Objective
Search the records for the word "this" and pick out every line that has it.

Supplied entries

<<<<

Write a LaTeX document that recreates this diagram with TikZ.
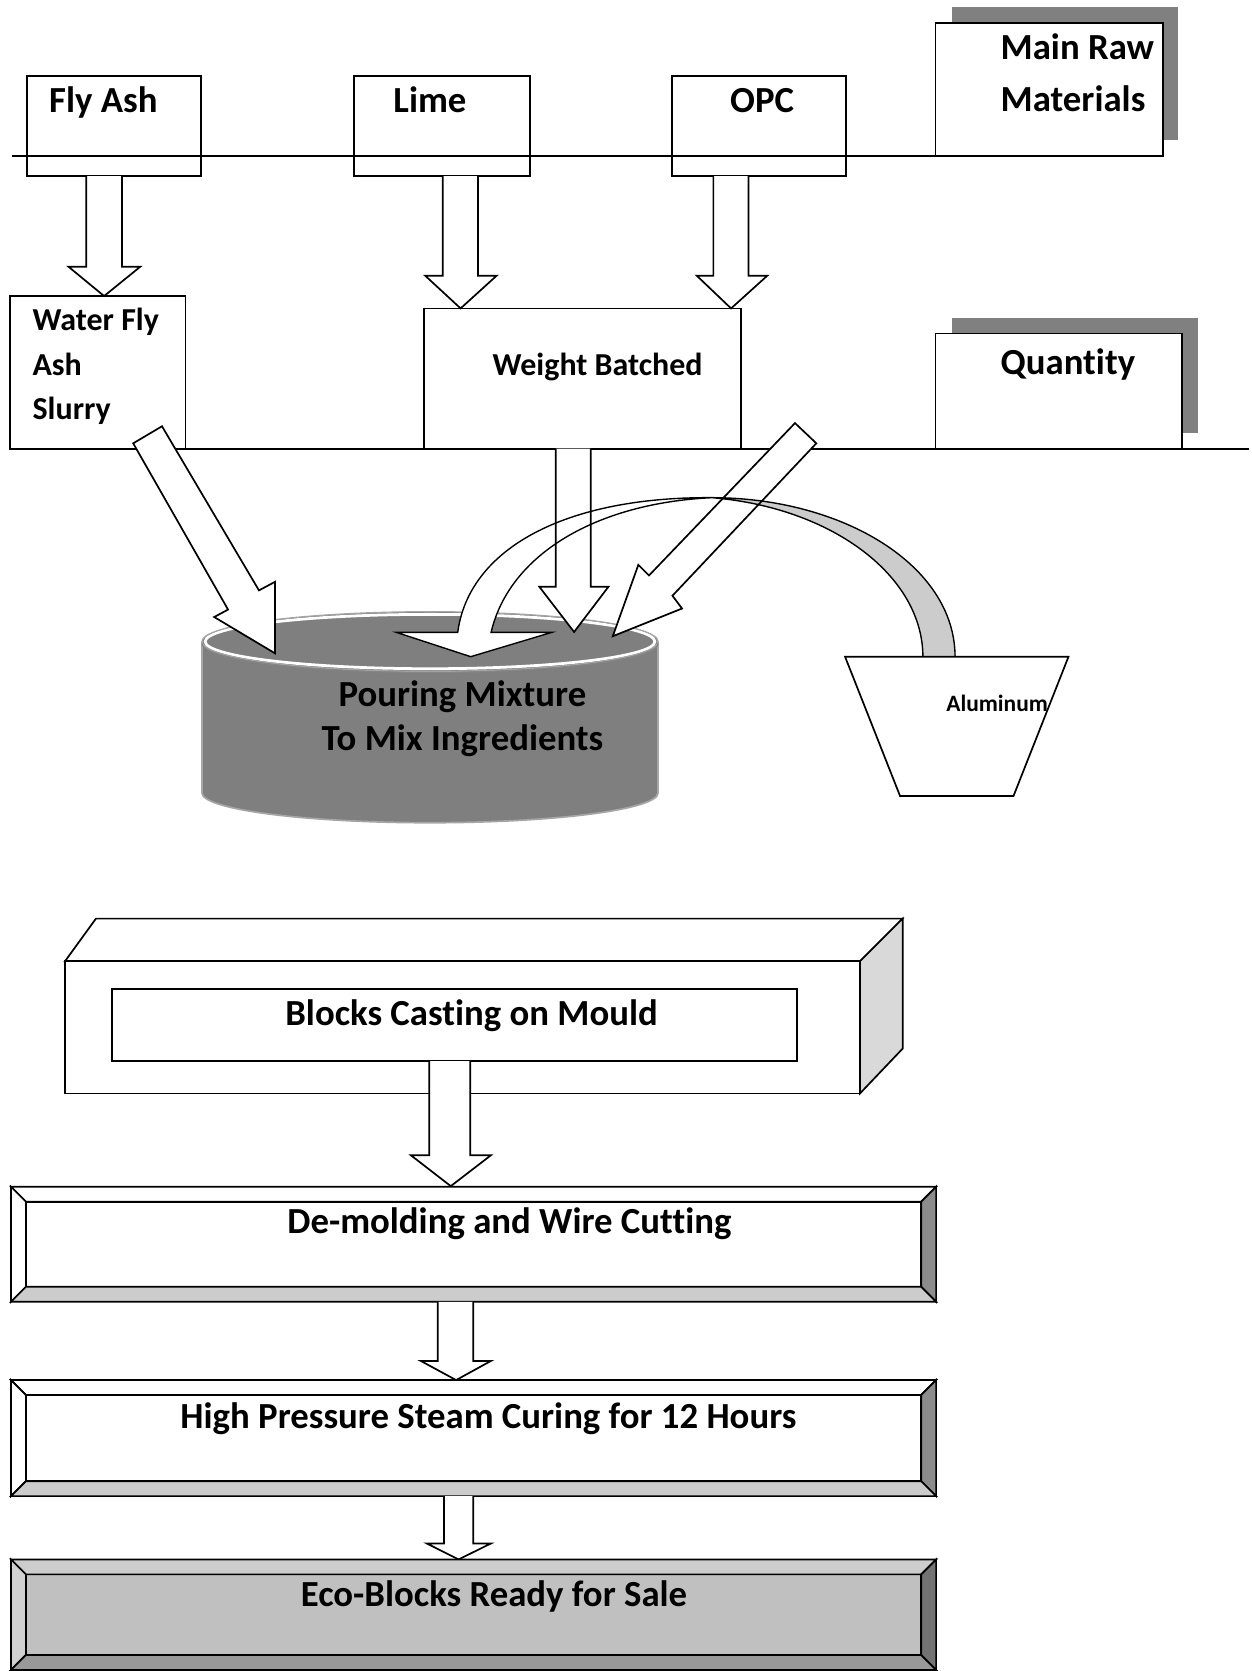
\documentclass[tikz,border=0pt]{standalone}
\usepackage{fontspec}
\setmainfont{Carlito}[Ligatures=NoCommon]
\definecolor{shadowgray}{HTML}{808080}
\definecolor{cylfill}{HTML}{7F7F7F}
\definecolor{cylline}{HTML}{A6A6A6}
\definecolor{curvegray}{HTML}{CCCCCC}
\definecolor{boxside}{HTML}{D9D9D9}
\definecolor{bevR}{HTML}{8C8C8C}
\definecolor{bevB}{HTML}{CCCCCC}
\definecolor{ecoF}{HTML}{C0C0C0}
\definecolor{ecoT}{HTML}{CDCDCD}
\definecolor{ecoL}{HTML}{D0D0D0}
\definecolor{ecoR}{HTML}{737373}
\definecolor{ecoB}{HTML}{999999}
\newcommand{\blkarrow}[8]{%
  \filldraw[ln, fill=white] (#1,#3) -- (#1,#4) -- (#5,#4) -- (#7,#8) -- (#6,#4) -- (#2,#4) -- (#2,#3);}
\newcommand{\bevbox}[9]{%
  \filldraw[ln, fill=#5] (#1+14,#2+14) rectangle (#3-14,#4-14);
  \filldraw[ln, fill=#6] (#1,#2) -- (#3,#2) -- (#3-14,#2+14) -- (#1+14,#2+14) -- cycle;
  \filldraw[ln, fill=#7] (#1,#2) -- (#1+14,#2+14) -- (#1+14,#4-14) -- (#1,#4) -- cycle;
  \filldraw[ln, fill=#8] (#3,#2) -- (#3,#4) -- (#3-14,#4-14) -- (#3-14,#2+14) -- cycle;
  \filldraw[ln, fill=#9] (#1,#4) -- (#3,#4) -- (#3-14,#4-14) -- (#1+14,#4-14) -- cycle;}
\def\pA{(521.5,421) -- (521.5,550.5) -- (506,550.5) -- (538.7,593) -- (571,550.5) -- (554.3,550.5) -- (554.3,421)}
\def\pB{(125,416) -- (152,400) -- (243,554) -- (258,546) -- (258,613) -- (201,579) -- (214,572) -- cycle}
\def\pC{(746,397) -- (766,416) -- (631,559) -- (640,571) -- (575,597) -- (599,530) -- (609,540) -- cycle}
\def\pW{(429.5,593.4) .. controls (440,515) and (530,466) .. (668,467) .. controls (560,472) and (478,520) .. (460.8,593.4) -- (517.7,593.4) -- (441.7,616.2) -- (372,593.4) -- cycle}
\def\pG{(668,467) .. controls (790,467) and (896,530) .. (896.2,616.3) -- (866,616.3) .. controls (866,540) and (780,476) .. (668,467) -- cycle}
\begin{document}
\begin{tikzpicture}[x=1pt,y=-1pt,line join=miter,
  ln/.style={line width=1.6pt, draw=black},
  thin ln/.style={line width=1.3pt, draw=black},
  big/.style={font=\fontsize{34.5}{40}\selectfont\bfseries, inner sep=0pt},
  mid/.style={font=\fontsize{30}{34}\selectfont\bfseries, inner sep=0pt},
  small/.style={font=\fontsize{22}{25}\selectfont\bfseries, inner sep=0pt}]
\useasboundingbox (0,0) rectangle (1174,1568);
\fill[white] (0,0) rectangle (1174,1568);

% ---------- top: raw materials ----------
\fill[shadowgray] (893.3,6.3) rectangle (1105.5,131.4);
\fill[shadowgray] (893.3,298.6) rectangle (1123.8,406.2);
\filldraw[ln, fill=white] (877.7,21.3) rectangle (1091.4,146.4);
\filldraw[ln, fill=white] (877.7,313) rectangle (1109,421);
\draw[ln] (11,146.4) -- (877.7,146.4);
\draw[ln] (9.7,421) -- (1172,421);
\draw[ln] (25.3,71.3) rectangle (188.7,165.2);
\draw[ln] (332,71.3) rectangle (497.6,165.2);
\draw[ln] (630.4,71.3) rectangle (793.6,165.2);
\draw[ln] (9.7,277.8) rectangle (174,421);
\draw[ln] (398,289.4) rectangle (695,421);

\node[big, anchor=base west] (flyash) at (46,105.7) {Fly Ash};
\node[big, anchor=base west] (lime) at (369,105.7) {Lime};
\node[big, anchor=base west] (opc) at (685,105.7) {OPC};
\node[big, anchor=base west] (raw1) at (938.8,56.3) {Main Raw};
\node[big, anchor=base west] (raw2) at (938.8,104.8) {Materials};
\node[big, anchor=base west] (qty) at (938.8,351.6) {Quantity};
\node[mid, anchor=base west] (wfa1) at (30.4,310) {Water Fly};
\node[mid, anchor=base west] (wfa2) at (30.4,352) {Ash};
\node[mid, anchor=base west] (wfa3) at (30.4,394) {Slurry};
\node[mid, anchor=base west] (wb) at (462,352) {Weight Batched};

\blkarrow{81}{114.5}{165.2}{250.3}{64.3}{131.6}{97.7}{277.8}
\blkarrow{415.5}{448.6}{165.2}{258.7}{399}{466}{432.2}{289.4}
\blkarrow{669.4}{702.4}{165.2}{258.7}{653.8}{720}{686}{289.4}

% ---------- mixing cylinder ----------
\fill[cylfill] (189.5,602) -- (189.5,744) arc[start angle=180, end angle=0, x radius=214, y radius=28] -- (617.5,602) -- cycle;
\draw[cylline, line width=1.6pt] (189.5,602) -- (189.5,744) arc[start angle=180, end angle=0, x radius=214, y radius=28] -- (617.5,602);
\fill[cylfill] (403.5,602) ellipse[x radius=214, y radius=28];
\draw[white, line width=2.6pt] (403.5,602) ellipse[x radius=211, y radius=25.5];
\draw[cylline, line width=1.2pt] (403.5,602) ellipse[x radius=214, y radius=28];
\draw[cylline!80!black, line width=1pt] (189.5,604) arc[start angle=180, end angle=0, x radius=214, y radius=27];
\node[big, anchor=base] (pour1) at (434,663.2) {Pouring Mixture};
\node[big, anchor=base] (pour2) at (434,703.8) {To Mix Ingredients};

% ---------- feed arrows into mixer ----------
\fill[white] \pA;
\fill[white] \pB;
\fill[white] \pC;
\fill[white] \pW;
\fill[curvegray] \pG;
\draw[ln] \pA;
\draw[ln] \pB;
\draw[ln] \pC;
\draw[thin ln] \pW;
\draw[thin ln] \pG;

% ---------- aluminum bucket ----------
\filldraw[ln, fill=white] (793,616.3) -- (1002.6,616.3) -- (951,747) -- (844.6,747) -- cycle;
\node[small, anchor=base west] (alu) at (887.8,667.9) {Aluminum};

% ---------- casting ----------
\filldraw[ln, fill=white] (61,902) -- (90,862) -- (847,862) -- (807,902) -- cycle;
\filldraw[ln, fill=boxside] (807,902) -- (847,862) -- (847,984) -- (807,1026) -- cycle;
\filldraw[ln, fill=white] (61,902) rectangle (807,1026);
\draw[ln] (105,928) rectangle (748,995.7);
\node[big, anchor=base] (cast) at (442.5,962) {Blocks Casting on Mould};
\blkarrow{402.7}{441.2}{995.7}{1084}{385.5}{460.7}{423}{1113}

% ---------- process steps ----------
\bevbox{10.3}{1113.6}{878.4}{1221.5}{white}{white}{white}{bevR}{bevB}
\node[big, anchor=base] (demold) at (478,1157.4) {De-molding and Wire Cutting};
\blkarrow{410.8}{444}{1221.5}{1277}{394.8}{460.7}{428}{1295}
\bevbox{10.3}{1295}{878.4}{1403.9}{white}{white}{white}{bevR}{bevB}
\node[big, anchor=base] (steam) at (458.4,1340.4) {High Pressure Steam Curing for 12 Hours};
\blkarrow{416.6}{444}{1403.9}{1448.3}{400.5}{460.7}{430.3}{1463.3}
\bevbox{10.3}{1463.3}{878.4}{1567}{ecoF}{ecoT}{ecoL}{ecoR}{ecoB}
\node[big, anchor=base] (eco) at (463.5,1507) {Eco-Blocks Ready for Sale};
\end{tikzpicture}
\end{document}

>>>>
<<<<

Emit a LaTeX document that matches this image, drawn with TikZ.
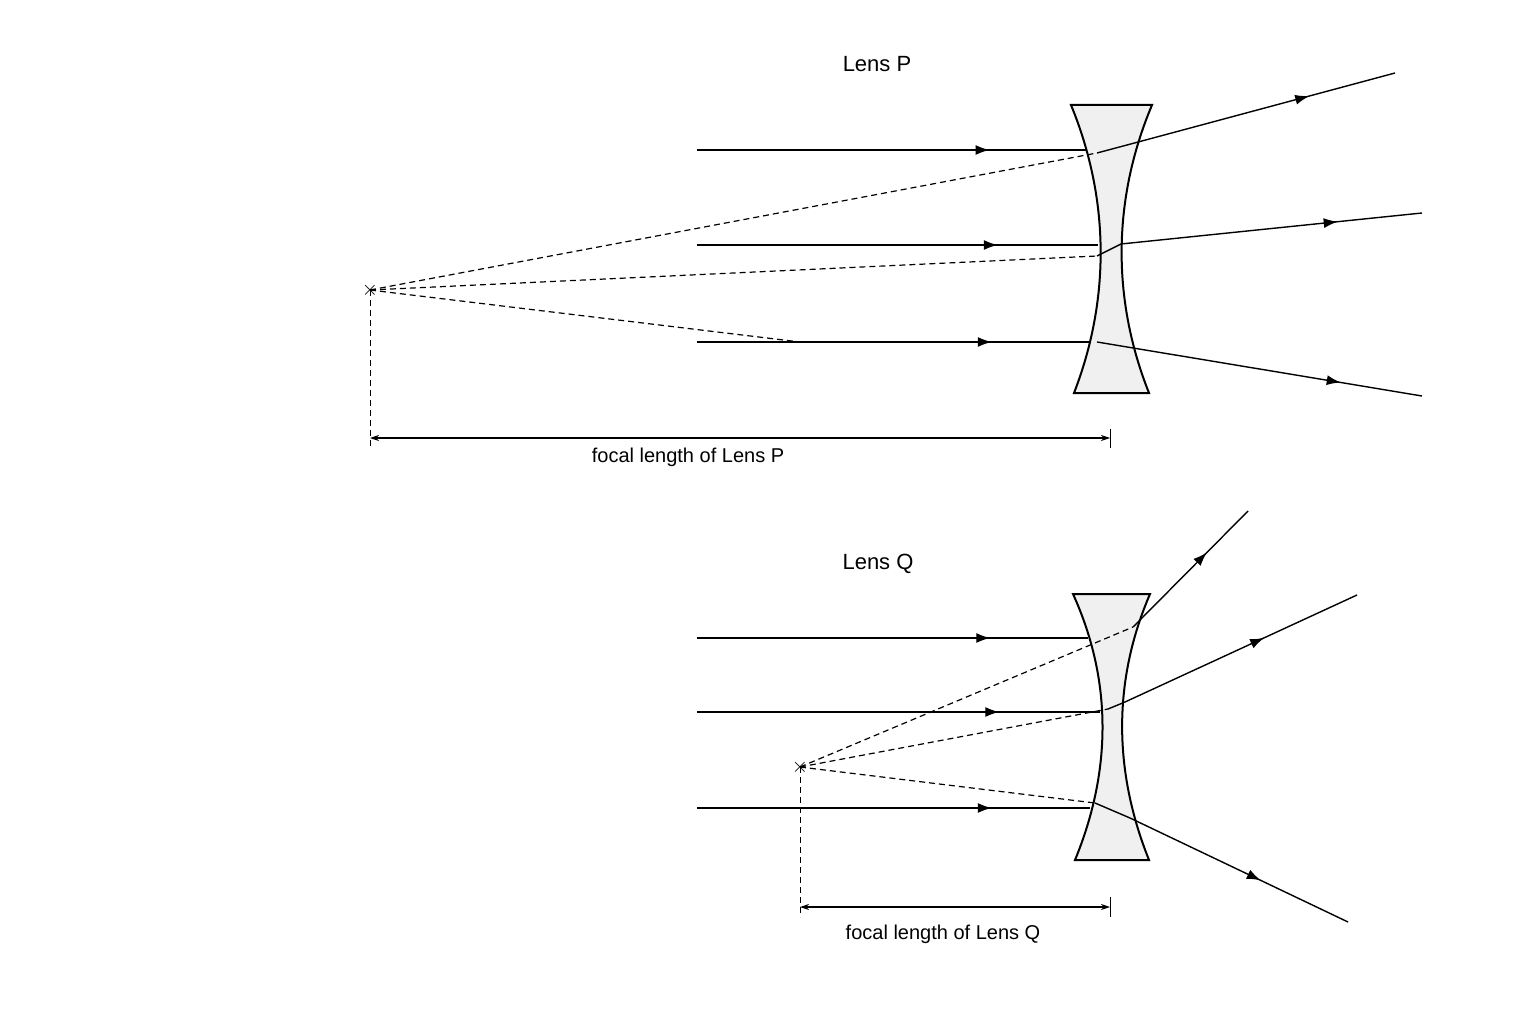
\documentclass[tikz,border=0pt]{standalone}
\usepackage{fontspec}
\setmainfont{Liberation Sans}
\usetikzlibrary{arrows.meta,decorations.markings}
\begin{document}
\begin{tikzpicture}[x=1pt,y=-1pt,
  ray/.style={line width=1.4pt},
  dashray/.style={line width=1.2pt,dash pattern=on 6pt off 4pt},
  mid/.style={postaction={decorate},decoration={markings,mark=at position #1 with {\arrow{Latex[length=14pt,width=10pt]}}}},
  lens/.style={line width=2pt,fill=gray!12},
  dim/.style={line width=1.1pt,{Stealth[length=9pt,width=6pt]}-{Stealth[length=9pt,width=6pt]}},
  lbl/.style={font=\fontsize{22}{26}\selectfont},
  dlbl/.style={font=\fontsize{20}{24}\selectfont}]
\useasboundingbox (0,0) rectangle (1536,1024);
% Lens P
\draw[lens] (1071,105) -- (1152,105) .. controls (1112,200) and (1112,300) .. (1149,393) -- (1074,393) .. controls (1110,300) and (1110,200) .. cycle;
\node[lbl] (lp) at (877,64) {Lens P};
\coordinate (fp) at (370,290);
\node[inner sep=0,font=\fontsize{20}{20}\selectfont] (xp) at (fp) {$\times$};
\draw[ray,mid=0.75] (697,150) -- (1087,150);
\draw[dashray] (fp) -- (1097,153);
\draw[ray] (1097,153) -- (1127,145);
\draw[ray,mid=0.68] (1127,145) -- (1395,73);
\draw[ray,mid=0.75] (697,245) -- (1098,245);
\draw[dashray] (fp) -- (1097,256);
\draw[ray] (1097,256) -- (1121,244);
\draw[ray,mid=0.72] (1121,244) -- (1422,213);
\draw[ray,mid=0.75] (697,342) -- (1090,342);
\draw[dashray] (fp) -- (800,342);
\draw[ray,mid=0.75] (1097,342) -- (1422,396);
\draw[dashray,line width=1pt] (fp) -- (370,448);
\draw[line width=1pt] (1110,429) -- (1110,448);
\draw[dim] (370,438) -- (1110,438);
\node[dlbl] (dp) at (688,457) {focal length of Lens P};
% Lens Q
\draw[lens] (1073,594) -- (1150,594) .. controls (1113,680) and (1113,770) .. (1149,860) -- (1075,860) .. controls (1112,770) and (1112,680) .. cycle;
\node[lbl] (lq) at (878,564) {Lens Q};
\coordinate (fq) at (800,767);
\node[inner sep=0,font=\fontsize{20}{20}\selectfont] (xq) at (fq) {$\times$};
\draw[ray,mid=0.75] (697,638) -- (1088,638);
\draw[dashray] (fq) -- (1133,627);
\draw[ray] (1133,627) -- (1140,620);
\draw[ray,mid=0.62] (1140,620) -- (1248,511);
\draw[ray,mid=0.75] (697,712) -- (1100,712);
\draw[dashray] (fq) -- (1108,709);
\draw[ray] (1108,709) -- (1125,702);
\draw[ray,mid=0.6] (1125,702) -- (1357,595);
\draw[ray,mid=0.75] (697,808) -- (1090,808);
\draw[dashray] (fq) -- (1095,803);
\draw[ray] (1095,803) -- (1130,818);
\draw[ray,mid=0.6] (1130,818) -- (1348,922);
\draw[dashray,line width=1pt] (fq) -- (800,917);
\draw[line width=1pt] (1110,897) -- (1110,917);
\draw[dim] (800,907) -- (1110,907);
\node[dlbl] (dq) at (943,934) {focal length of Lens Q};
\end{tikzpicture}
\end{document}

>>>>
<<<<

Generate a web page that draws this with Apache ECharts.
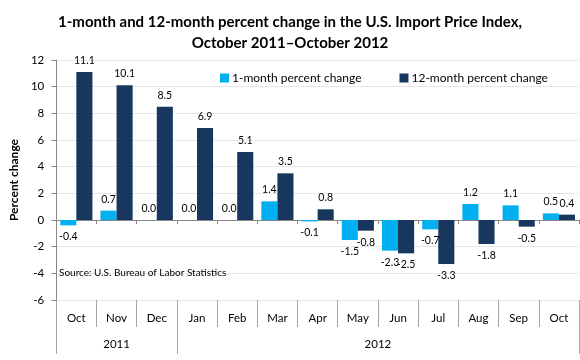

>>>>

Solution to the problem
Write a LaTeX document that recreates this diagram with TikZ.
Emit a LaTeX document that matches this image, drawn with TikZ.
Generate a web page that draws this with Apache ECharts.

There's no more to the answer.